● **Exercise**: No images are to be carried over; print all other material exactly as it stands.

# Start of Data provided

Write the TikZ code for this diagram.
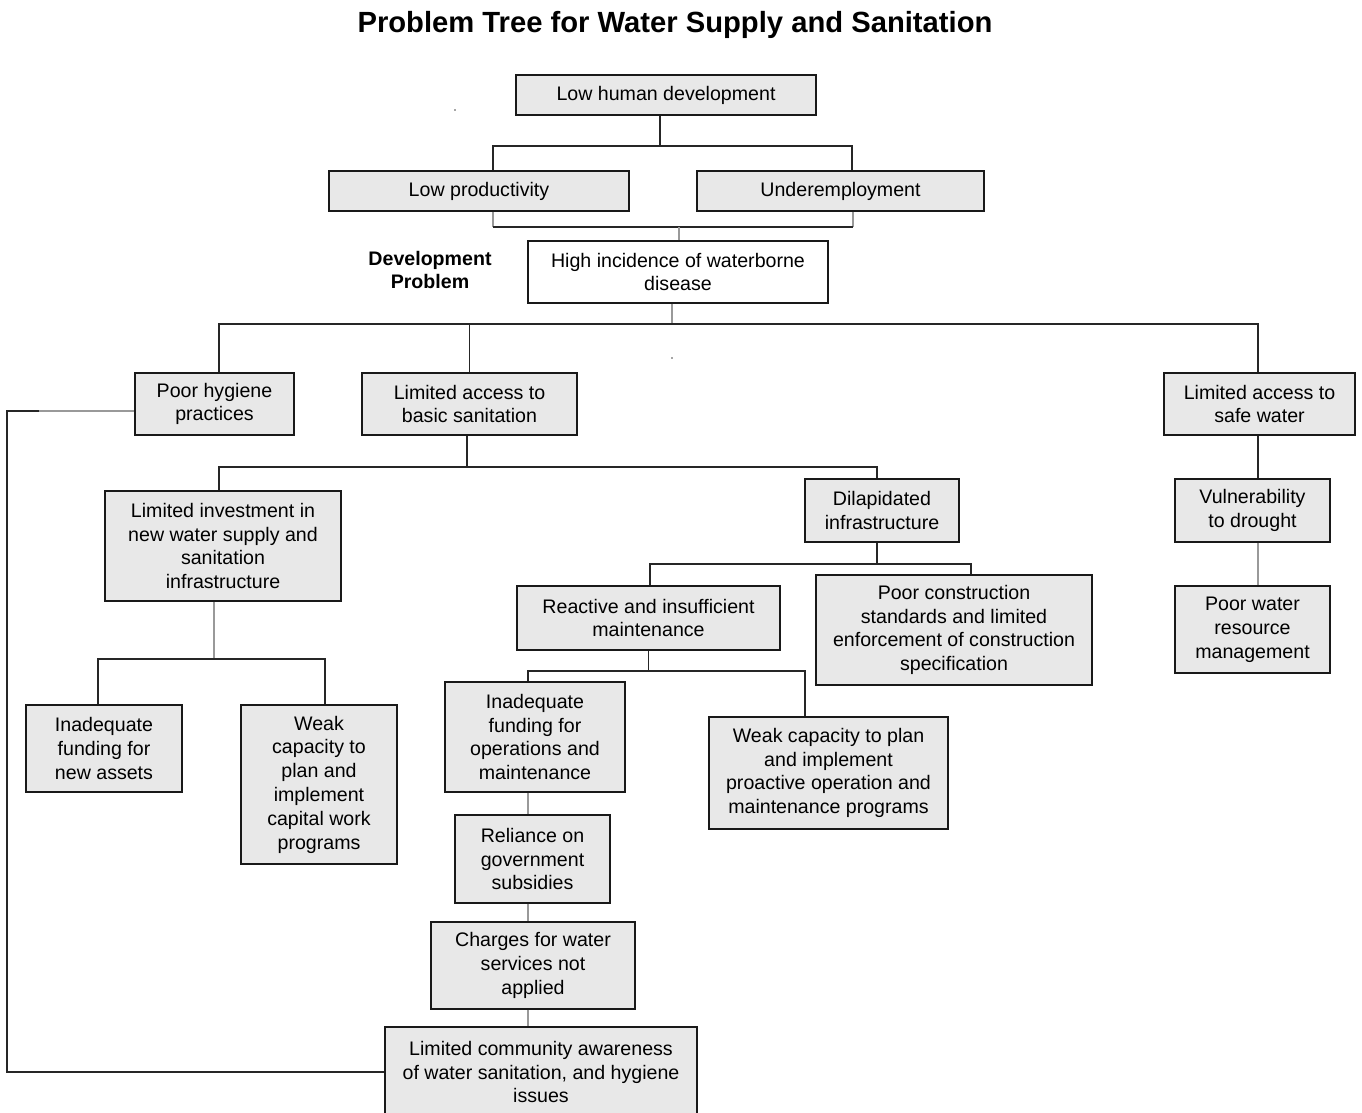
\documentclass[tikz,border=0pt]{standalone}
\usepackage{fontspec}
\setmainfont{Liberation Sans}
\begin{document}
\begin{tikzpicture}[x=1pt,y=-1pt,
  box/.style={draw=black!90, line width=1.7pt, fill=gray!18, align=center, inner sep=0pt, font=\fontsize{19.6}{23.8}\selectfont},
  wbox/.style={box, fill=white},
  conn/.style={line width=1.6pt, draw=black!85},
  gconn/.style={line width=1.6pt, draw=black!40}]
\useasboundingbox[fill=white] (0,0) rectangle (1362,1113);

\node[font=\bfseries\fontsize{29.2}{34}\selectfont] (title) at (675,24.5) {Problem Tree for Water Supply and Sanitation};

\node[box, minimum width=300pt, minimum height=40pt] (lhd) at (666,95) {Low human development};
\node[box, minimum width=300pt, minimum height=40pt] (lp) at (479,191) {Low productivity};
\node[box, minimum width=287pt, minimum height=40pt] (ue) at (840.5,191) {Underemployment};
\node[wbox, minimum width=300pt, minimum height=62pt] (hi) at (678,272) {High incidence of waterborne\\disease};
\node[align=center, font=\bfseries\fontsize{19.6}{23.4}\selectfont] (dp) at (430,270) {Development\\Problem};

\node[box, minimum width=159pt, minimum height=62pt] (ph) at (214.5,404) {Poor hygiene\\practices};
\node[box, minimum width=215pt, minimum height=62pt] (lbs) at (469.5,404) {Limited access to\\basic sanitation};
\node[box, minimum width=191pt, minimum height=62pt] (lsw) at (1259.5,404) {Limited access to\\safe water};

\node[box, minimum width=236pt, minimum height=110pt] (li) at (223,546) {Limited investment in\\new water supply and\\sanitation\\infrastructure};
\node[box, minimum width=154pt, minimum height=63pt] (di) at (882,510.5) {Dilapidated\\infrastructure};
\node[box, minimum width=155pt, minimum height=63pt] (vd) at (1252.5,510.5) {Vulnerability\\to drought};

\node[box, minimum width=263pt, minimum height=64pt] (rm) at (648.5,618) {Reactive and insufficient\\maintenance};
\node[box, minimum width=276pt, minimum height=110pt] (pc) at (954,630) {Poor construction\\standards and limited\\enforcement of construction\\specification};
\node[box, minimum width=155pt, minimum height=87pt] (pw) at (1252.5,629.5) {Poor water\\resource\\management};

\node[box, minimum width=156pt, minimum height=87pt] (ifn) at (104,748.5) {Inadequate\\funding for\\new assets};
\node[box, minimum width=156pt, minimum height=159pt] (wc) at (319,784.5) {Weak\\capacity to\\plan and\\implement\\capital work\\programs};
\node[box, minimum width=180pt, minimum height=110pt] (ifo) at (535,737) {Inadequate\\funding for\\operations and\\maintenance};
\node[box, minimum width=239pt, minimum height=112pt] (wp) at (828.5,773) {Weak capacity to plan\\and implement\\proactive operation and\\maintenance programs};
\node[box, minimum width=155pt, minimum height=88pt] (rg) at (532.5,859) {Reliance on\\government\\subsidies};
\node[box, minimum width=204pt, minimum height=87pt] (cw) at (533,965.5) {Charges for water\\services not\\applied};
\node[box, minimum width=312pt, minimum height=90pt] (lc) at (541,1072) {Limited community awareness\\of water sanitation, and hygiene\\issues};

% stray dots
\fill[black!70] (455,110) circle (0.9);
\fill[black!70] (672,358) circle (0.9);

% level 1
\draw[conn] ([xshift=-6pt]lhd.south) -- ++(0,30) coordinate (j1);
\draw[conn] ([xshift=14pt]lp.north) |- (j1) -| ([xshift=11.5pt]ue.north);
% join below
\draw[gconn] ([xshift=14pt]lp.south) -- ++(0,15) coordinate (j2);
\draw[gconn] ([xshift=12.5pt]ue.south) -- ([xshift=12.5pt]ue.south |- j2);
\draw[conn] (j2) -- ([xshift=12.5pt]ue.south |- j2);
\draw[gconn] ([xshift=1pt]hi.north) -- ([xshift=1pt]hi.north |- j2);
% level hi
\draw[gconn] ([xshift=-6pt]hi.south) -- ++(0,20) coordinate (j3);
\draw[conn] ([xshift=4.5pt]ph.north) |- (j3) -| ([xshift=-1.5pt]lsw.north);
\draw[conn] (lbs.north) -- (lbs.north |- j3);
% basic sanitation
\draw[conn] ([xshift=-2.5pt]lbs.south) -- ++(0,31) coordinate (j4);
\draw[conn] ([xshift=-4pt]li.north) |- (j4) -| ([xshift=-5pt]di.north);
% limited investment
\draw[gconn] ([xshift=-9pt]li.south) -- ++(0,57) coordinate (j5);
\draw[conn] ([xshift=-6pt]ifn.north) |- (j5) -| ([xshift=6pt]wc.north);
% dilapidated
\draw[conn] ([xshift=-5pt]di.south) -- ++(0,21) coordinate (j6);
\draw[conn] ([xshift=1.5pt]rm.north) |- (j6) -| ([xshift=17pt]pc.north);
% reactive
\draw[conn] (rm.south) -- ++(0,20) coordinate (j7);
\draw[conn] ([xshift=-7pt]ifo.north) |- (j7) -| ([xshift=-23.5pt]wp.north);
% chain
\draw[gconn] ([xshift=-7pt]ifo.south) -- ([xshift=-7pt]ifo.south |- rg.north);
\draw[gconn] ([xshift=-4.5pt]rg.south) -- ([xshift=-4.5pt]rg.south |- cw.north);
\draw[gconn] ([xshift=-5pt]cw.south) -- ([xshift=-5pt]cw.south |- lc.north);
% safe water
\draw[conn] ([xshift=-1.5pt]lsw.south) -- ([xshift=-1.5pt]lsw.south |- vd.north);
\draw[gconn] ([xshift=5.5pt]vd.south) -- ([xshift=5.5pt]vd.south |- pw.north);
% loop
\draw[gconn] ([yshift=-7pt]ph.west) -- ++(-95,0) coordinate (j8);
\draw[conn] (j8) -- ++(-32,0) |- (lc.west);
\end{tikzpicture}
\end{document}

# End of Data provided

● **Task solution**:
Write the TikZ code for this diagram.
\documentclass[tikz,border=0pt]{standalone}
\usepackage{fontspec}
\setmainfont{Liberation Sans}
\begin{document}
\begin{tikzpicture}[x=1pt,y=-1pt,
  box/.style={draw=black!90, line width=1.7pt, fill=gray!18, align=center, inner sep=0pt, font=\fontsize{19.6}{23.8}\selectfont},
  wbox/.style={box, fill=white},
  conn/.style={line width=1.6pt, draw=black!85},
  gconn/.style={line width=1.6pt, draw=black!40}]
\useasboundingbox[fill=white] (0,0) rectangle (1362,1113);

\node[font=\bfseries\fontsize{29.2}{34}\selectfont] (title) at (675,24.5) {Problem Tree for Water Supply and Sanitation};

\node[box, minimum width=300pt, minimum height=40pt] (lhd) at (666,95) {Low human development};
\node[box, minimum width=300pt, minimum height=40pt] (lp) at (479,191) {Low productivity};
\node[box, minimum width=287pt, minimum height=40pt] (ue) at (840.5,191) {Underemployment};
\node[wbox, minimum width=300pt, minimum height=62pt] (hi) at (678,272) {High incidence of waterborne\\disease};
\node[align=center, font=\bfseries\fontsize{19.6}{23.4}\selectfont] (dp) at (430,270) {Development\\Problem};

\node[box, minimum width=159pt, minimum height=62pt] (ph) at (214.5,404) {Poor hygiene\\practices};
\node[box, minimum width=215pt, minimum height=62pt] (lbs) at (469.5,404) {Limited access to\\basic sanitation};
\node[box, minimum width=191pt, minimum height=62pt] (lsw) at (1259.5,404) {Limited access to\\safe water};

\node[box, minimum width=236pt, minimum height=110pt] (li) at (223,546) {Limited investment in\\new water supply and\\sanitation\\infrastructure};
\node[box, minimum width=154pt, minimum height=63pt] (di) at (882,510.5) {Dilapidated\\infrastructure};
\node[box, minimum width=155pt, minimum height=63pt] (vd) at (1252.5,510.5) {Vulnerability\\to drought};

\node[box, minimum width=263pt, minimum height=64pt] (rm) at (648.5,618) {Reactive and insufficient\\maintenance};
\node[box, minimum width=276pt, minimum height=110pt] (pc) at (954,630) {Poor construction\\standards and limited\\enforcement of construction\\specification};
\node[box, minimum width=155pt, minimum height=87pt] (pw) at (1252.5,629.5) {Poor water\\resource\\management};

\node[box, minimum width=156pt, minimum height=87pt] (ifn) at (104,748.5) {Inadequate\\funding for\\new assets};
\node[box, minimum width=156pt, minimum height=159pt] (wc) at (319,784.5) {Weak\\capacity to\\plan and\\implement\\capital work\\programs};
\node[box, minimum width=180pt, minimum height=110pt] (ifo) at (535,737) {Inadequate\\funding for\\operations and\\maintenance};
\node[box, minimum width=239pt, minimum height=112pt] (wp) at (828.5,773) {Weak capacity to plan\\and implement\\proactive operation and\\maintenance programs};
\node[box, minimum width=155pt, minimum height=88pt] (rg) at (532.5,859) {Reliance on\\government\\subsidies};
\node[box, minimum width=204pt, minimum height=87pt] (cw) at (533,965.5) {Charges for water\\services not\\applied};
\node[box, minimum width=312pt, minimum height=90pt] (lc) at (541,1072) {Limited community awareness\\of water sanitation, and hygiene\\issues};

% stray dots
\fill[black!70] (455,110) circle (0.9);
\fill[black!70] (672,358) circle (0.9);

% level 1
\draw[conn] ([xshift=-6pt]lhd.south) -- ++(0,30) coordinate (j1);
\draw[conn] ([xshift=14pt]lp.north) |- (j1) -| ([xshift=11.5pt]ue.north);
% join below
\draw[gconn] ([xshift=14pt]lp.south) -- ++(0,15) coordinate (j2);
\draw[gconn] ([xshift=12.5pt]ue.south) -- ([xshift=12.5pt]ue.south |- j2);
\draw[conn] (j2) -- ([xshift=12.5pt]ue.south |- j2);
\draw[gconn] ([xshift=1pt]hi.north) -- ([xshift=1pt]hi.north |- j2);
% level hi
\draw[gconn] ([xshift=-6pt]hi.south) -- ++(0,20) coordinate (j3);
\draw[conn] ([xshift=4.5pt]ph.north) |- (j3) -| ([xshift=-1.5pt]lsw.north);
\draw[conn] (lbs.north) -- (lbs.north |- j3);
% basic sanitation
\draw[conn] ([xshift=-2.5pt]lbs.south) -- ++(0,31) coordinate (j4);
\draw[conn] ([xshift=-4pt]li.north) |- (j4) -| ([xshift=-5pt]di.north);
% limited investment
\draw[gconn] ([xshift=-9pt]li.south) -- ++(0,57) coordinate (j5);
\draw[conn] ([xshift=-6pt]ifn.north) |- (j5) -| ([xshift=6pt]wc.north);
% dilapidated
\draw[conn] ([xshift=-5pt]di.south) -- ++(0,21) coordinate (j6);
\draw[conn] ([xshift=1.5pt]rm.north) |- (j6) -| ([xshift=17pt]pc.north);
% reactive
\draw[conn] (rm.south) -- ++(0,20) coordinate (j7);
\draw[conn] ([xshift=-7pt]ifo.north) |- (j7) -| ([xshift=-23.5pt]wp.north);
% chain
\draw[gconn] ([xshift=-7pt]ifo.south) -- ([xshift=-7pt]ifo.south |- rg.north);
\draw[gconn] ([xshift=-4.5pt]rg.south) -- ([xshift=-4.5pt]rg.south |- cw.north);
\draw[gconn] ([xshift=-5pt]cw.south) -- ([xshift=-5pt]cw.south |- lc.north);
% safe water
\draw[conn] ([xshift=-1.5pt]lsw.south) -- ([xshift=-1.5pt]lsw.south |- vd.north);
\draw[gconn] ([xshift=5.5pt]vd.south) -- ([xshift=5.5pt]vd.south |- pw.north);
% loop
\draw[gconn] ([yshift=-7pt]ph.west) -- ++(-95,0) coordinate (j8);
\draw[conn] (j8) -- ++(-32,0) |- (lc.west);
\end{tikzpicture}
\end{document}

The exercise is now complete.